Filling out the main cast of Great News is Adam Campbell as Greg, executive producer and possible love interest for Katie and SNL alum Horatio Sanz as video editor Justin. Then there are the co-anchors of The Breakdown: An old-school newsman named Chuck in the mold of a Dan Rather or Brian Williams played by John Michael Higgins (Best in Show) and a hip, young anchor named Portia brought to life by none other than Nicole Richie.
“You didn’t know how that was going to turn out, did you?” Wigfield asks me when I remark how unexpectedly funny and assured Richie is on the show. Portia was originally conceived as an older Real Housewives-type figure, but the former reality television star was suggested by the show’s casting director after the network said they wanted a “millennial” foil for Higgins’ character instead.
“Is Blac Chyna doing anything? Maybe it can be her!” Wigfield remembers thinking. When Richie came in to audition, Wigfield thought, “I feel like she’s too good for us, why is she coming in?”
“[Nicole] was good, but everyone was kind of like, is she an actress?” Wigfield continues. “But she was precise and had really good comic timing.”
Fey says she “always thought” Richie was “funny” on The Simple Life, her infamous reality show with Paris Hilton. Wigfield adds, “When she comes in, there’s something that’s just so right for the character, because she herself is so naturally high-status. There’s just something about her where you’re like, ‘Whoa, a cool person’s here.” John Michael Higgins is not “that old and uncool,” she says, but when you put him next to Nicole Richie, the contrast is remarkable.
“It almost felt like it came out of nowhere,” Richie said of her part on the show during a recent chat with her friend Rashida Jones for Refinery29. “My manager called me and he told me about this script, and he said, ‘I want you to read it, I want you to read it in a very real way.’ I did and I was obsessed with the writing and the comedy and just the rhythm of it. So I went to audition. I auditioned for it three times. And then I got it, and we were shooting about six days later. It was very, very fast.”

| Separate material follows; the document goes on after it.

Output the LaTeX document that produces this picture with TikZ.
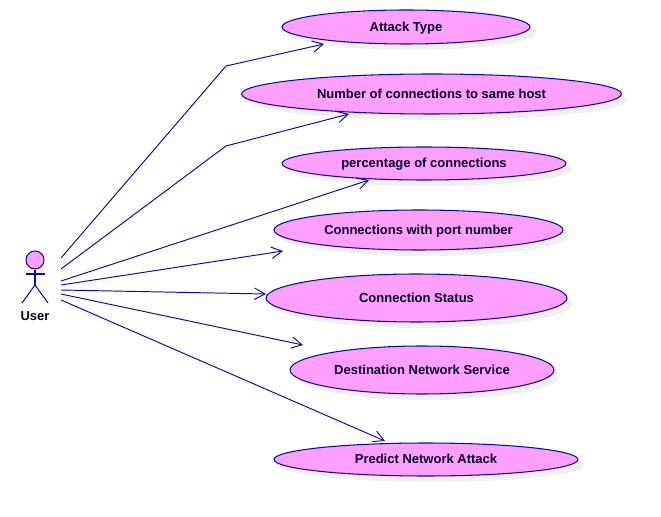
\documentclass[tikz,border=0pt]{standalone}
\usepackage{fontspec}
\setmainfont{Liberation Sans}
\usetikzlibrary{shapes.geometric, arrows.meta, shadows}

\begin{document}
\begin{tikzpicture}[
    x=0.02cm, y=-0.02cm,
    usecase/.style={ellipse, draw=umlblue, fill=umlpink, line width=0.6pt, inner sep=0pt, text=black!85!blue,
      text height=6.4pt, text depth=1.5pt,
      font=\fontsize{7.4pt}{9pt}\selectfont\bfseries,
      drop shadow={shadow xshift=3.4pt, shadow yshift=-3.4pt, fill=black!6, opacity=1}},
    limb/.style={draw=umlblue, line width=0.6pt},
    assoc/.style={-{Straight Barb[length=6pt,width=6.5pt]}, draw=umlblue, line width=0.55pt}
  ]
  \definecolor{umlblue}{RGB}{10,10,170}
  \definecolor{umlpink}{RGB}{255,160,255}

  \useasboundingbox (0,0) rectangle (661,516);

  % Actor
  \node[circle, limb, fill=umlpink, minimum size=0.36cm, inner sep=0pt] (head) at (35,260) {};
  \coordinate (hip) at (35,285);
  \coordinate (armL) at (26,274);
  \coordinate (armR) at (45,274);
  \coordinate (footL) at (22,303);
  \coordinate (footR) at (48,303);
  \draw[limb] (head.south) -- (hip);
  \draw[limb] (armL) -- (armR);
  \draw[limb] (footL) -- (hip) -- (footR);
  \node[text=black!85!blue, font=\fontsize{7.4pt}{9pt}\selectfont\bfseries] (user) at (35,316.5) {User};

  % Use cases
  \node[usecase, minimum width=4.96cm, minimum height=0.68cm] (attack) at (406,27) {Attack Type};
  \node[usecase, minimum width=7.6cm, minimum height=0.8cm] (same) at (431.5,94) {Number of connections to same host};
  \node[usecase, minimum width=5.68cm, minimum height=0.66cm] (percent) at (424,163.5) {percentage of connections};
  \node[usecase, minimum width=5.78cm, minimum height=0.8cm] (port) at (418.5,230) {Connections with port number};
  \node[usecase, minimum width=6.02cm, minimum height=0.96cm] (status) at (416.5,298) {Connection Status};
  \node[usecase, minimum width=5.28cm, minimum height=0.96cm] (service) at (422,370) {Destination Network Service};
  \node[usecase, minimum width=6.08cm, minimum height=0.66cm] (predict) at (426,459.5) {Predict Network Attack};

  % Free ends beside the actor
  \coordinate (fromA) at (61,258);
  \coordinate (fromB) at (61,269);
  \coordinate (bendA) at (226,66);
  \coordinate (bendB) at (226,146);

  % Associations
  \draw[assoc] (fromA) -- (bendA) -- ([shift={(-82,17)}]attack.center);
  \draw[assoc] (fromB) -- (bendB) -- ([shift={(-82.5,20)}]same.center);
  \foreach \sy/\target/\dx/\dy in {281/percent/-55/16.5, 285/port/-135.5/21, 290/status/-150.5/-4, 294/service/-119/-25, 300/predict/-41/-18.5} {
      \coordinate (from) at (61,\sy);
      \draw[assoc] (from) -- ([shift={(\dx,\dy)}]\target.center);
    }

\end{tikzpicture}
\end{document}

That “rhythm” is very reminiscent of Fey’s 30 Rock, making Great News feel like almost a throwback of sorts to a time when comedies on television were more joke-driven. Today, Wigfield notes, the half-hour comedies and dramedies that dominate awards shows are mostly devoid of actual jokes. “But they look beautiful,” she says, laughing.
“I’m not cool. I’m not going to direct an indie movie about my friends having a dinner party in L.A.,” she says. “I love Girls and Insecure and I watch these shows and think they look beautiful and are funny and are very entertaining and poignant, but the shows that the 12-year-old in me loved are Friends and Seinfeld and stuff that was broad and stupid.”
Even growing up, she says she had a “network sensibility,” partly because the options for comedy were relatively limited compared to the never-ending stream of content available today. Learning on the job at 30 Rock only strengthened her dedication to the art of the well-crafted joke.
“I’d always be jealous when I’d hear about Lena Dunham,” she says, who would get to write all ten episodes of a season of Girls before they started shooting. On shows like 30 Rock, which had up to 23 episodes a season, they did not have that luxury. “If you do a million episodes like that, then you have to write them and start shooting and editing them at the same time in order to make it to air.” She’s thankful NBC only ordered 10 episodes of Great News.
“I don’t know, maybe I’ll mature and make a Transparent or, what’s the other Duplass brothers one?” she asks me. “One day I’ll make a Togetherness.”
But for now, she’s taking everything she learned working under Fey and Kaling and throwing it into Great News. “Tina is very calm and soft spoken. I’ve never seen her get mad or yell or freak out about something, she’s very even-keeled,” Wigfield says of Fey’s showrunning style. “Obviously she’s passionate about things and can go on rants, but she’s very kind, a good leader, compassionate to her staff.”
“It never felt like things were out of control at 30 Rock,” she adds. “There were adults taking care of things. So I tried to emulate that.”
“Mindy has a different style than Tina,” Wigfield says of Kaling. “Mindy’s less soft-spoken. But she is very decisive in a way that I really respect and that is incredibly helpful when you’re running a show. There are so many decisions to make when you’re a showrunner that you’re first thought is, oh, I don’t care.” The thing that’s “great about Mindy,” Wigfield says, is that she “knows exactly what she wants and will go after it. And she’s not just being a diva.” If you can be decisive, it means you’re “showing respect” to everyone on the crew whose job it is to get those details right.
During the development process for Great News, Wigfield says that nine times out of 10 she would happily take any note Fey gave her, but there were times when she said no and stood her ground on a decision. “And almost every time afterwards, I was like, ‘Fuck.’”
For instance, there was one episode where Fey suggested a character should succeed instead of fail at the end, as Wigfield had written it. Wigfield thought it was funnier her way but as soon as they shot the final scene, she knew Fey was right. They ended up reshooting the scene Fey’s way.
“You can try to assert your independence, but she’s always right,” Wigfield says. At this point, for Great News to have a culture-shifting run like 30 Rock’s is beyond her wildest dreams, but she says she just wants it to succeed so “Mommy’s proud of me.”
In almost any other scenario Wigfield could be talking about her real mother, but this time, the “mommy” she’s talking about is Tina Fey.